=== Dataset excerpts ===
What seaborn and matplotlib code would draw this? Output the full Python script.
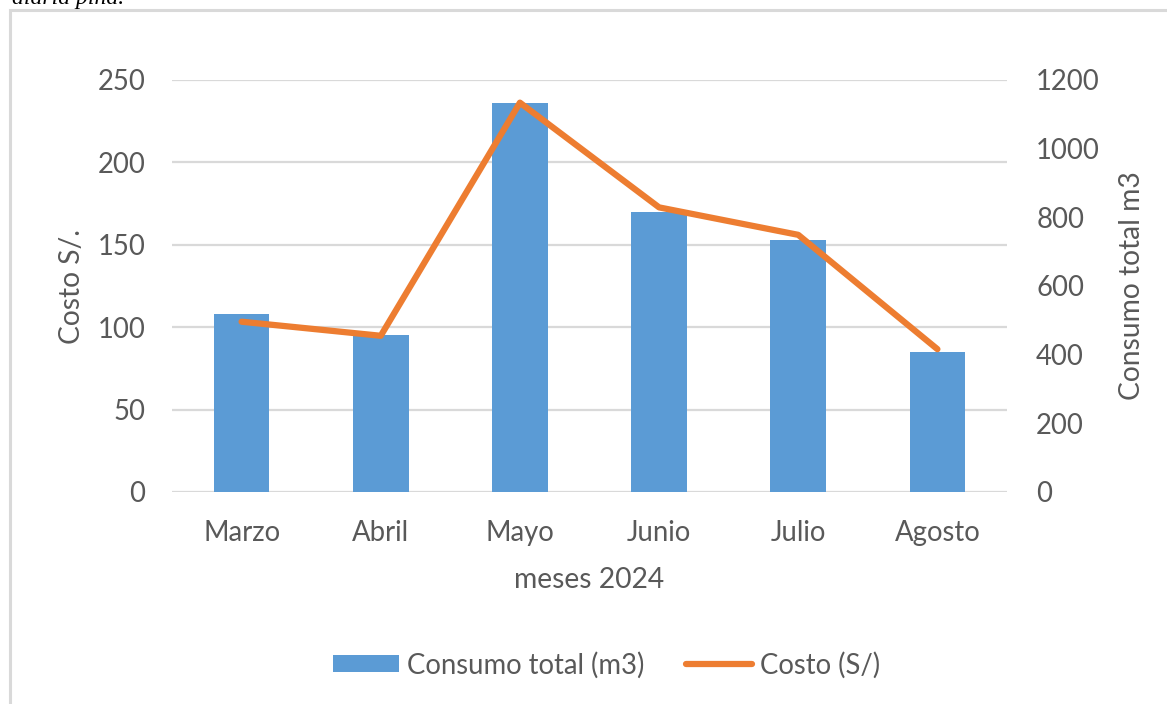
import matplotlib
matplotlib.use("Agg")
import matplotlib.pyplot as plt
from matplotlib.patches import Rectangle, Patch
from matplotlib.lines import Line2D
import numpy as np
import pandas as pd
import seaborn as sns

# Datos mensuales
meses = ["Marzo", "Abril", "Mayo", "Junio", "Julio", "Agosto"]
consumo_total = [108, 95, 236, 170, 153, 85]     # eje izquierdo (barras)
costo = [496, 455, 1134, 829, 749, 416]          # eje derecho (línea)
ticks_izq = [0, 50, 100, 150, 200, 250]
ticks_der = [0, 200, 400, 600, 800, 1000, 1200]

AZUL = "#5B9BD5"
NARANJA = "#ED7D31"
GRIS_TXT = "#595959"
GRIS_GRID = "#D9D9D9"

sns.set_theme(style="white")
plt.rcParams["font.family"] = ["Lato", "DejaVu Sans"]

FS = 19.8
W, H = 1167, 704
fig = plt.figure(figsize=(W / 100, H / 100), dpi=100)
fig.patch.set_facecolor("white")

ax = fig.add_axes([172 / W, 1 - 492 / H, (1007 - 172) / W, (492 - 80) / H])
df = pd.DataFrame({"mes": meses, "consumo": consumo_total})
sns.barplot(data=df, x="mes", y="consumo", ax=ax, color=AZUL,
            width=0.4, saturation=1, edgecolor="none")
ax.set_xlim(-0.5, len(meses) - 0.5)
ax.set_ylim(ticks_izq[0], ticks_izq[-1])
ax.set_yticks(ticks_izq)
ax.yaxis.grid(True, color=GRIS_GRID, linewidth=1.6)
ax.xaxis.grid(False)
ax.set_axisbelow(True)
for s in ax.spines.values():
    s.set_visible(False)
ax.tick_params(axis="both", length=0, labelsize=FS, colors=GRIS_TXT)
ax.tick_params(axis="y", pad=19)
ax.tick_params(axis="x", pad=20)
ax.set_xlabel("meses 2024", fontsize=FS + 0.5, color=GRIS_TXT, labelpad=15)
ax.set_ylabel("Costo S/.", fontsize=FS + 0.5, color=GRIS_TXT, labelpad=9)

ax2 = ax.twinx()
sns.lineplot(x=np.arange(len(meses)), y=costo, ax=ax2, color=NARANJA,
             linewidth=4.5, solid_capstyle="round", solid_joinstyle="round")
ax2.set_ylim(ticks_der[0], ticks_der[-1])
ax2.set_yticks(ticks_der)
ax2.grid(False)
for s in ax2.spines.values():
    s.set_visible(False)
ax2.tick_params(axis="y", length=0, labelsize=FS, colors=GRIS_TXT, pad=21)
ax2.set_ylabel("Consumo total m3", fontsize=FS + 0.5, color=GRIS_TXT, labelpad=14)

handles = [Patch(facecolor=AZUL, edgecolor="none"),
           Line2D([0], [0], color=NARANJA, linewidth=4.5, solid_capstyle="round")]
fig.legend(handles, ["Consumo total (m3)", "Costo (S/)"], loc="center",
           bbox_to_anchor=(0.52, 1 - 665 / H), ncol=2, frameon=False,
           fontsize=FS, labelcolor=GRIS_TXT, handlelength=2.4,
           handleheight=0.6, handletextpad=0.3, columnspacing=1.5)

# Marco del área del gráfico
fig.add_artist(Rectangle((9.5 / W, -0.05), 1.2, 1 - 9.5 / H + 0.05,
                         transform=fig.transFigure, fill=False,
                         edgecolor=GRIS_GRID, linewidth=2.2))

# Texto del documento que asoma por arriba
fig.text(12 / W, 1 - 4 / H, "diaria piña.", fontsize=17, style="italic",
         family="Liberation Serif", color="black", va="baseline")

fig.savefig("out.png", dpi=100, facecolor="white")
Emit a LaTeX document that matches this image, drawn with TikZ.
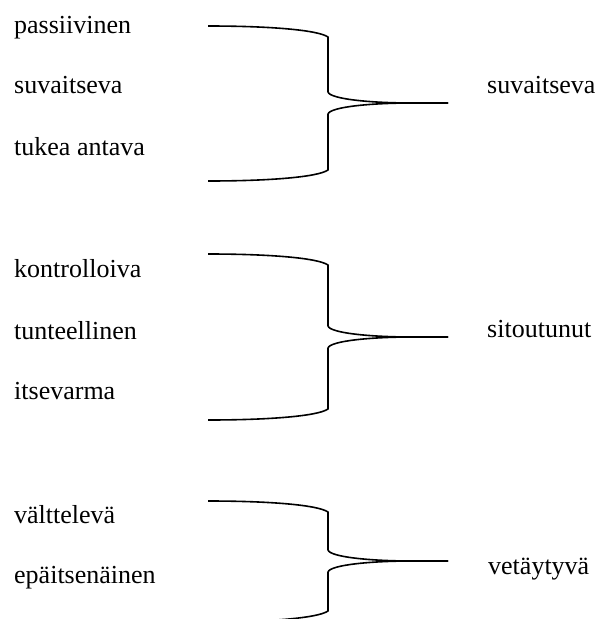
===
Scan the data for the word "seaborn" and copy every line where it shows up.

What seaborn and matplotlib code would draw this? Output the full Python script.
import seaborn as sns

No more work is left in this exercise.